2020
Colorism in High Fashion
Category: Best data-driven reporting (small and large newsrooms)
Country/area: United States
Organisation: The Pudding
Organisation size: Small
Publication date: 29/04/2019

Credit: Malaika Handa, Amber Thomas, Jan Diehm
Project description:
To find out how women of all shades were represented in Vogue magazine over the last 19 years, we programmatically calculated how light a model’s skin tone looked in each photograph. At a glance, you could argue that Vogue covers are diverse, or at least that they have gotten more diverse in recent years.But when we really look, it’s easy to see that the majority of the black women are light-skinned and the majority of dark-skinned women are actually a single person.
Impact reached:
The project made waves on social media, was shared by The Guardian, and spurred conversations around colorism, tokenism, and representation in the fashion industry.

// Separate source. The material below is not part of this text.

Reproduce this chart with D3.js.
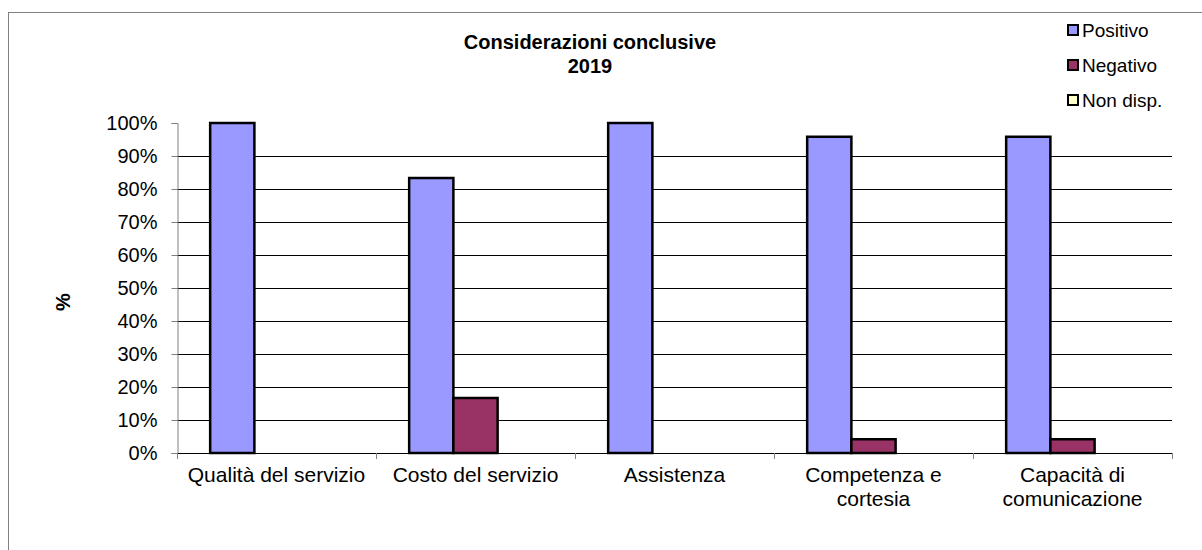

Techniques/technologies used:
The covers were downloaded from the Vogue archive and then fed through a python script that identified female faces. For each face, several k-means clustering models were fit. The clustering models varied in terms of which features were used (some combination of the rgb and hsl color values) as well as how many clusters were formed (two or three). Since the style of the covers varied so differently, different clustering models did a good job at identifying the skin. The script filtered out just the pixels that were determined by the computer model to contain skin, and calculated and stored the median rgb color, as well as the corresponding lightness value.
Prototypes for the graphics were developed in R and the final build was designed in HTML/CSS, Javascript, and D3.js.
What was the hardest part of this project?
The most challenging part of the project was making sure that we didn’t gloss over the more nuanced findings. Overall, Vogue models’ skin tones have gotten more diverse, but we needed to effectively communicate that a single person, Lupita Nyong’o, was pulling the trend toward the darker end of the spectrum and that you still saw curious overlaps within skin tone ranges. For example, Anne Hathaway’s darkest tone overlapped Rihanna’s lightest tone.
What can others learn from this project?
This project is a great example of what The Pudding does best — take a common occurrence like magazine covers and turn it into a thoughtful and thorough data-backed critique on deeper cultural issues. It’s also proof that data viz by women and for women is important, powerful, and deserves space in this industry.